I look at Devon who is shaking her head emphatically.

“I am no one’s life coach,” she promises. “Syd is a former student. We volunteer in the ED ward together.”

“Eating disorders,” Sydney clarifies, and I nod, all too familiar with the abbreviation for what my sister struggled through for most of her post-pubescent years.

“It’s very nice to meet you, Sydney.” I release her hand though she doesn’t seem to want to let go. Her fingers linger on my wrist. “You’ve chosen an excellent life coach,” I tell her.

Devon shuts her eyes as if the mere sight of me is causing her pain and I chuckle. The elevator lurches to a halt and the doors ping open. I sweep an arm out to let them off, accepting Devon’s warning look with a smile. Her message is loud and clear.Remember your promise. How could I forget?

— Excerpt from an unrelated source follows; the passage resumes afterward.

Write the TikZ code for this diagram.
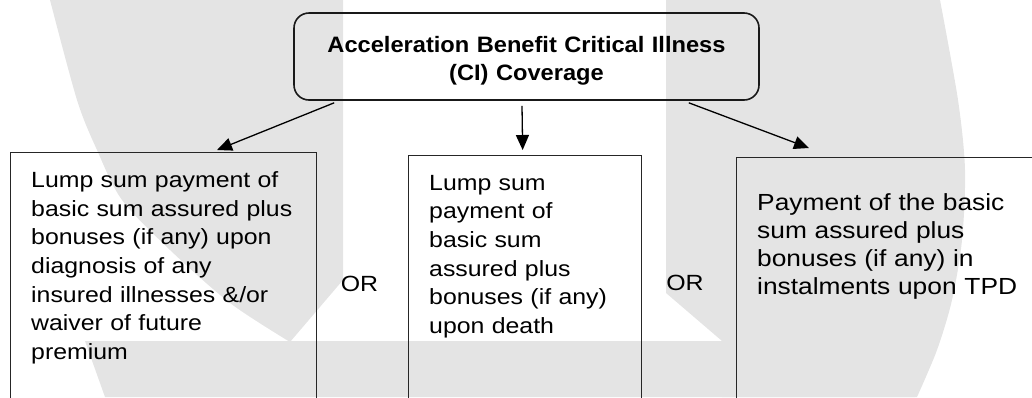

Though it’s obvious Devon is hauling ass, pulling her boot along beside her as fast as her little leg can manage, I match her stride easily and walk between them.

“Do you work here, Dr. Harrison?” Syd asks.

“No,” Devon answers. “He’s just here to torture me.”

“I’m here to meet an old friend,” I tell the girl and she nods.

The lobby opens up before us, a wide marble expanse enclosed in sheets of glass to let the natural light flood the space—an architect’s doomed attempt to combat the unavoidable melancholy of a hospital for sick kids. The sound of coughing and crying fills the cavernous space, bouncing off the tall panes of blueish glass. I’m suddenly back in my third year as a med student. The eight weeks I spent rounding in pediatrics pulled my heart so thin it could have crumpled like tissue paper. I consider turning back around.

I open my eyes to find Devon looking back at me while Syd chats with the nurse behind the desk.

Her head tilts a little and her face softens. I quickly speak to cover whatever it is she’s found in my expression: “I’m coming over to Meredith’s tonight in case there’s some imaginary dog you need to walk or a very pressing manicure you need to have.”

She hesitates, narrows her eyes at me. Syd appears with a visitor sticker and holds it out to Devon.

“I’m not around tonight,” she says quietly, and I’m shaken by the change in her voice.

I nod and scramble for something to tease her with. Of course, she’s not going to be around. She’s never around. I wonder if my increasing presence in Kevin’s life is hurting her social life more than she’s letting on and something like guilt nibbles at my gut.

“If you want, I don’t have to?—”

“I like to be home. At my mom’s,” she cuts me off. “Believe me, Jeff. It’s not all about you.”